# Chris hitched-now what?



## Blake Hermel (Sep 10, 2002)

With Chris moving locations are you guys still hunting SE ND? Thats gonna be a pull for you Chris! Now your getting moved in you will have a bunch of new spots for all the Fargo guys to road trip too!


----------



## dblkluk (Oct 3, 2002)

The Webfoot Posse promises to take good care of him!!! :lol: :lol:


----------



## Austin Bachmeier (Feb 27, 2002)

Well the webfoot posse needs to take good care of me to then.... :wink: Could be a tough year for me if I don't make some money and buy some decoys here to replace all the ones I sold.


----------



## Blake Hermel (Sep 10, 2002)

Austin I will be in Bismarck by Sept 1st to take care of your butt. Just put a muzzle on that barking barrel of yours :eyeroll:


----------



## GooseBuster3 (Mar 1, 2002)

Us fargo boys well manage to keep it together, but we will be out west to hook up with Hustad and the Posse. I will have a trailer full of fullbodies by next fall so get ready to stack the lessors and stock pile the honkers while we run traffic!! :beer:
As for the next thing, it would be me having a girl friend for over 2 months. Man they just dont understand why I have to be either fishing or hunting ever weekend!


----------



## dblkluk (Oct 3, 2002)

GB, Make em' understand now!
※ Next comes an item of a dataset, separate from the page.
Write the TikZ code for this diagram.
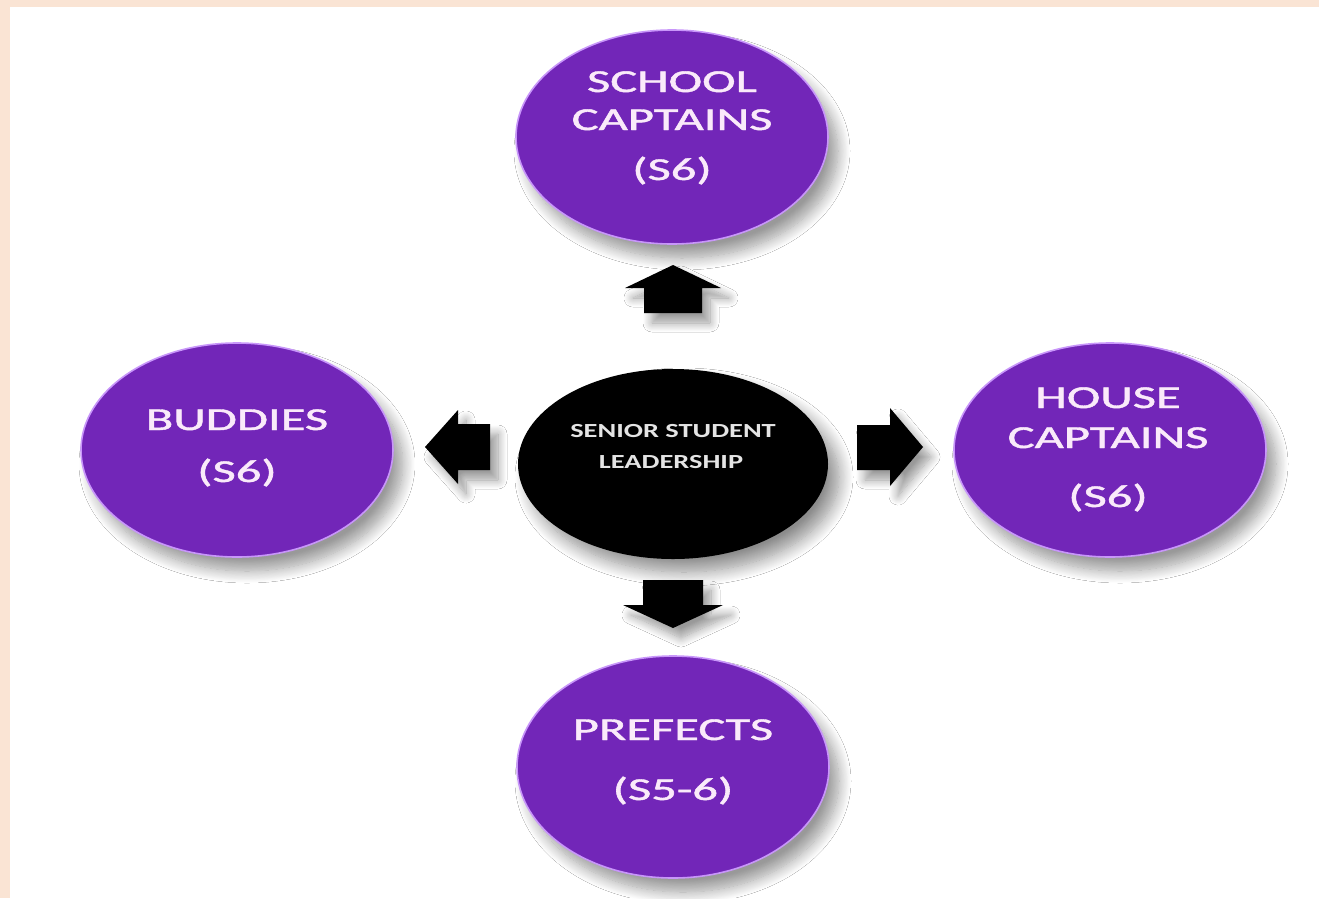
\documentclass[tikz,border=0pt]{standalone}
\usepackage{fontspec}
\setmainfont{Carlito}
\newfontfamily\lblfont[FakeBold=1.2]{Carlito}
\usetikzlibrary{shapes.geometric,shadows.blur}
\definecolor{peach}{RGB}{250,228,212}
\definecolor{pin}{RGB}{114,38,184}
\definecolor{pout}{RGB}{136,56,220}
\definecolor{prim}{RGB}{200,150,250}
\definecolor{ptext}{RGB}{250,234,250}
\definecolor{ctext}{RGB}{228,228,228}
\pgfdeclareradialshading{purpshade}{\pgfpoint{0bp}{0bp}}{color(0bp)=(pin); color(38bp)=(pin); color(48bp)=(pout); color(50bp)=(pout)}
\newcommand{\wx}[1]{\scalebox{1.58}[1]{#1}}
\newcommand{\wc}[1]{\scalebox{1.42}[1]{#1}}
\tikzset{
  bubble/.style={ellipse, minimum width=312pt, minimum height=214pt, inner sep=0pt,
    shade, shading=purpshade, draw=prim, line width=1.6pt,
    blur shadow={shadow xshift=10pt, shadow yshift=-14pt, shadow blur radius=12pt,
      shadow blur steps=16, shadow opacity=40}},
  core/.style={ellipse, minimum width=310pt, minimum height=190pt, inner sep=0pt, fill=black,
    blur shadow={shadow xshift=11pt, shadow yshift=-13pt, shadow blur radius=14pt,
      shadow blur steps=16, shadow opacity=45}},
  lbl/.style={text=ptext, font=\lblfont\fontsize{32}{38}\selectfont, anchor=base, inner sep=0pt},
  clbl/.style={text=ctext, font=\fontsize{20}{24}\selectfont\bfseries, anchor=base, inner sep=0pt},
  barrow/.style={fill=black,
    blur shadow={shadow xshift=8pt, shadow yshift=-10pt, shadow blur radius=9pt,
      shadow blur steps=12, shadow opacity=40}}
}
\begin{document}
\begin{tikzpicture}[x=1pt,y=-1pt]
\useasboundingbox (0,0) rectangle (1319,898);
\fill[peach] (0,0) rectangle (1319,898);
\fill[white] (10,7) rectangle (1319,898);

% nodes
\node[core] (ssl) at (673,464) {};
\node[bubble] (sc) at (672,137) {};
\node[bubble] (bd) at (237,450) {};
\node[bubble] (hc) at (1110,450) {};
\node[bubble, minimum height=222pt] (pf) at (673,767) {};

% labels
\node[lbl] (sc1) at ([yshift=45pt]sc.center) {\wx{SCHOOL}};
\node[lbl] (sc2) at ([yshift=7pt]sc.center) {\wx{CAPTAINS}};
\node[lbl] (sc3) at ([yshift=-43pt]sc.center) {\wx{(S6)}};

\node[lbl] (bd1) at ([yshift=20pt]bd.center) {\wx{BUDDIES}};
\node[lbl] (bd2) at ([yshift=-32pt]bd.center) {\wx{(S6)}};

\node[lbl] (hc1) at ([xshift=-2pt,yshift=42pt]hc.center) {\wx{HOUSE}};
\node[lbl] (hc2) at ([xshift=-2pt,yshift=2pt]hc.center) {\wx{CAPTAINS}};
\node[lbl] (hc3) at ([xshift=-2pt,yshift=-57pt]hc.center) {\wx{(S6)}};

\node[lbl] (pf1) at ([yshift=27pt]pf.center) {\wx{PREFECTS}};
\node[lbl] (pf2) at ([yshift=-33pt]pf.center) {\wx{(S5-6)}};

\node[clbl] (ssl1) at ([yshift=27pt]ssl.center) {\wc{SENIOR STUDENT}};
\node[clbl] (ssl2) at ([xshift=-2pt,yshift=-4pt]ssl.center) {\wc{LEADERSHIP}};

% block arrows
\fill[barrow] (644,313) -- (644,288) -- (625,288) -- (673,265) -- (721,288) -- (702,288) -- (702,313) -- cycle;
\fill[barrow] (643,580) -- (643,605) -- (623,605) -- (673,628) -- (723,605) -- (703,605) -- (703,580) -- cycle;
\fill[barrow] (857,425) -- (890,425) -- (890,408) -- (923,447) -- (890,486) -- (890,470) -- (857,470) -- cycle;
\fill[barrow] (490,424) -- (458,424) -- (458,410) -- (425,447) -- (458,484) -- (458,470) -- (490,470) -- cycle;
\end{tikzpicture}
\end{document}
It only gets tougher later!! Or so I'm told. :lol:

Austin, You're welcome anytime!! :beer:


----------



## gandergrinder (Mar 10, 2002)

Will we still hunt the SE? I hunted it before I met Chris and I'll still hunt it when he's not here.

I'm almost offended that you think the rest of us can't do it withou Chris H.

Seriously though, I will have to make the migration to bismark when everything freezes around here.

I wan't to shoot some snows so bad I'm going crazy.


----------



## Blake Hermel (Sep 10, 2002)

GG -GB3

Well I figured you guys used all of Chris's decoys to hunt? What gives


----------



## gandergrinder (Mar 10, 2002)

GB3 and I can both run our own show for honks. I think I might have had more coys than Hustad up untill about two weeks ago. Thats when he went nuts with the northwinds.


----------



## GooseBuster3 (Mar 1, 2002)

Hustads dekes????? Nah we are to good to hunt over his dekes :wink: :lol: :lol:


----------



## Old Hunter (Mar 8, 2002)

gandergrinder It seems Chris made the big buy just before he got married! Smart man things change after you get hitched.


----------



## Blake Hermel (Sep 10, 2002)

LOL

I am razzin ya guys. I know GG you run the show down there. :lol: :beer:


----------



## GooseBuster3 (Mar 1, 2002)

Its not just a show but a Goose strip club :beer: :lol:


----------



## gandergrinder (Mar 10, 2002)

Its a clown show mostly. Sadly, most of the operation takes place between drunk and hungover. :lol:

He was smart with the wife thing and all but he should have tried to slide those in before the end of the year for tax purposes. However I could be mistaken with his tax year arrangement.

Although I'm not sure what reason you could give to the IRS to justify a tax year starting Sept 1st. Cyclical industry? Actually I would want it to start in Aug when everyone starts to gear up then I could hold off my tax payment as long as possible.

Try to give a guy free financial advice and he doesn't listen. Just kiddin H.

I like that name I think I am just going to call him H from now on.


----------



## PJ (Oct 1, 2002)

Wack em and stack em. If you guys need someone to hunt with you, give me a call. :beer:

Late Season Bismark is where it's at. Honky tonks. 8)


----------